Le silence est un tissu soyeux qu'on froisse en marchant. On respire un air de bonheur malgré la pauvreté évidente des logis sombres. Les montagnes sauvages tiennent enclos le village et son œil d'eau égarée là.

On met deux heures pour revenir, en car et puis en bateau tandis que le métro m'emmènera en 25 minutes à l'aéroport situé à l'autre bout de l'île…
Car déjà il est temps de partir

Je n'ai pas encore parlé des passerelles transparentes qui enjambent les rues pour permettre aux piétons de survoler la circulation, celle de Pacific Place, par exemple, décorée de fleurs et de papillons.
De l'escalator qui sur 800 mètres, avec des paliers à chaque niveau, monte de Central au delà de Robinson street.
Du lent tic-tic des feux verts qui s'accélère à l'instant où le feu passe au rouge, pour presser le piéton de traverser, signaler à l'aveugle que c'est son tour.
Des Philippines qui par centaines, milliers peut-être, pique-niquent le dimanche, jouent aux cartes, échangent des confidences et des photos dans les squares et les rues rendues piétonnières pour elles ce jour-là, installées sur un drap, des cartons, avant de retourner pour la semaine dans leur placard. Central est " noir de femmes " le dimanche, jeunes femmes, rieuses, épanouies, ravies !

 

Du Man Mo Temple, tout au bout de Hollywood road et de ses antiquaires, sa belle façade surchargée de sculptures, dragons et petits personnages à l'abri de sa toiture, les énormes bâtons d'encens brûlés par les fidèles, les offrandes, fruits et fleurs au pieds des chasses dorées…
Du Western Market qui n'est plus qu'une jolie coquille ancienne à l'intérieur un peu pauvre à côté des marchés et des " lanes "…les " lanes "… ces allées de commerce où l'on a à peine la place de passer entre les boutiques…
Des statues colorées, divinités baroques, bouddhistes ou taoistes, érigées au bout de la plage de Repulse bay.
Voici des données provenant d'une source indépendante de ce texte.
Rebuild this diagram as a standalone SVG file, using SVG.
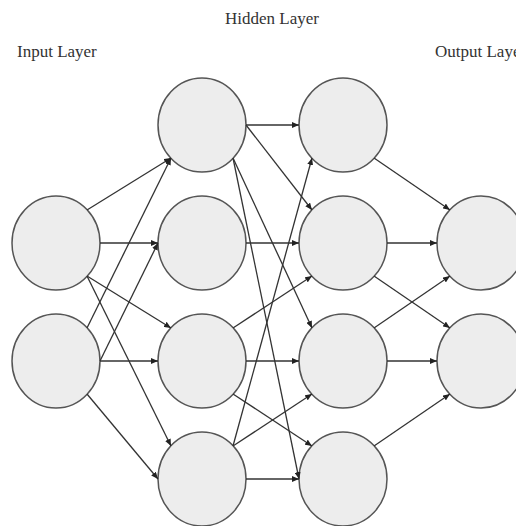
<svg xmlns="http://www.w3.org/2000/svg" width="516" height="526" viewBox="0 0 516 526">
<defs>
<style>
.lbl{font-family:"Liberation Serif","Times New Roman",serif;font-size:17px;fill:#333}
.node{fill:#ededed;stroke:#555;stroke-width:1.5}
.edge{stroke:#333;stroke-width:1.3;fill:none;marker-end:url(#arr)}
</style>
<marker id="arr" markerUnits="userSpaceOnUse" markerWidth="7" markerHeight="6" refX="7" refY="3" orient="auto">
<path d="M0,0 L7,3 L0,6 z" fill="#222"/>
</marker>
</defs>
<rect width="516" height="526" fill="#fff"/>
<text class="lbl" x="272" y="24" text-anchor="middle">Hidden Layer</text>
<text class="lbl" x="17" y="57">Input Layer</text>
<text class="lbl" x="435" y="57">Output Layer</text>
<g id="nodes">
<g id="i1"><ellipse class="node" cx="56" cy="243" rx="44" ry="47"/></g>
<g id="i2"><ellipse class="node" cx="56" cy="361" rx="44" ry="47"/></g>
<g id="h1a"><ellipse class="node" cx="202" cy="125" rx="44" ry="47"/></g>
<g id="h1b"><ellipse class="node" cx="202" cy="243" rx="44" ry="47"/></g>
<g id="h1c"><ellipse class="node" cx="202" cy="361" rx="44" ry="47"/></g>
<g id="h1d"><ellipse class="node" cx="202" cy="479" rx="44" ry="47"/></g>
<g id="h2a"><ellipse class="node" cx="343" cy="125" rx="44" ry="47"/></g>
<g id="h2b"><ellipse class="node" cx="343" cy="243" rx="44" ry="47"/></g>
<g id="h2c"><ellipse class="node" cx="343" cy="361" rx="44" ry="47"/></g>
<g id="h2d"><ellipse class="node" cx="343" cy="479" rx="44" ry="47"/></g>
<g id="o1"><ellipse class="node" cx="481" cy="243" rx="44" ry="47"/></g>
<g id="o2"><ellipse class="node" cx="481" cy="361" rx="44" ry="47"/></g>
</g>
<g id="connectors">
<line class="edge" x1="87" y1="210" x2="171" y2="158"/>
<line class="edge" x1="100" y1="243" x2="158" y2="243"/>
<line class="edge" x1="87" y1="276" x2="171" y2="328"/>
<line class="edge" x1="87" y1="276" x2="171" y2="446"/>
<line class="edge" x1="87" y1="328" x2="171" y2="158"/>
<line class="edge" x1="100" y1="361" x2="158" y2="243"/>
<line class="edge" x1="100" y1="361" x2="158" y2="361"/>
<line class="edge" x1="87" y1="394" x2="158" y2="479"/>
<line class="edge" x1="246" y1="125" x2="299" y2="125"/>
<line class="edge" x1="246" y1="125" x2="312" y2="210"/>
<line class="edge" x1="233" y1="158" x2="312" y2="328"/>
<line class="edge" x1="233" y1="158" x2="299" y2="479"/>
<line class="edge" x1="246" y1="243" x2="299" y2="243"/>
<line class="edge" x1="233" y1="328" x2="312" y2="276"/>
<line class="edge" x1="246" y1="361" x2="299" y2="361"/>
<line class="edge" x1="233" y1="394" x2="312" y2="446"/>
<line class="edge" x1="233" y1="446" x2="312" y2="158"/>
<line class="edge" x1="233" y1="446" x2="312" y2="394"/>
<line class="edge" x1="246" y1="479" x2="299" y2="479"/>
<line class="edge" x1="374" y1="158" x2="450" y2="210"/>
<line class="edge" x1="387" y1="243" x2="437" y2="243"/>
<line class="edge" x1="374" y1="276" x2="450" y2="328"/>
<line class="edge" x1="374" y1="328" x2="450" y2="276"/>
<line class="edge" x1="387" y1="361" x2="437" y2="361"/>
<line class="edge" x1="374" y1="446" x2="450" y2="394"/>
</g>
</svg>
Le musée de Kowloon était fermé ce jour de Nouvel An, et je me suis promenée au soleil dans le parc et jusqu'à la volière.
J'étais à l'aéroport quand ont éclaté les feux d'artifice, rêvant du Feng shui dont j'ignorais toujours les principes.


Dans l'invisible du vent
Dans la transparence de l'eau
Doit s'ordonner le visible

Je revenais, chargée d'images mais ignorante plus que jamais.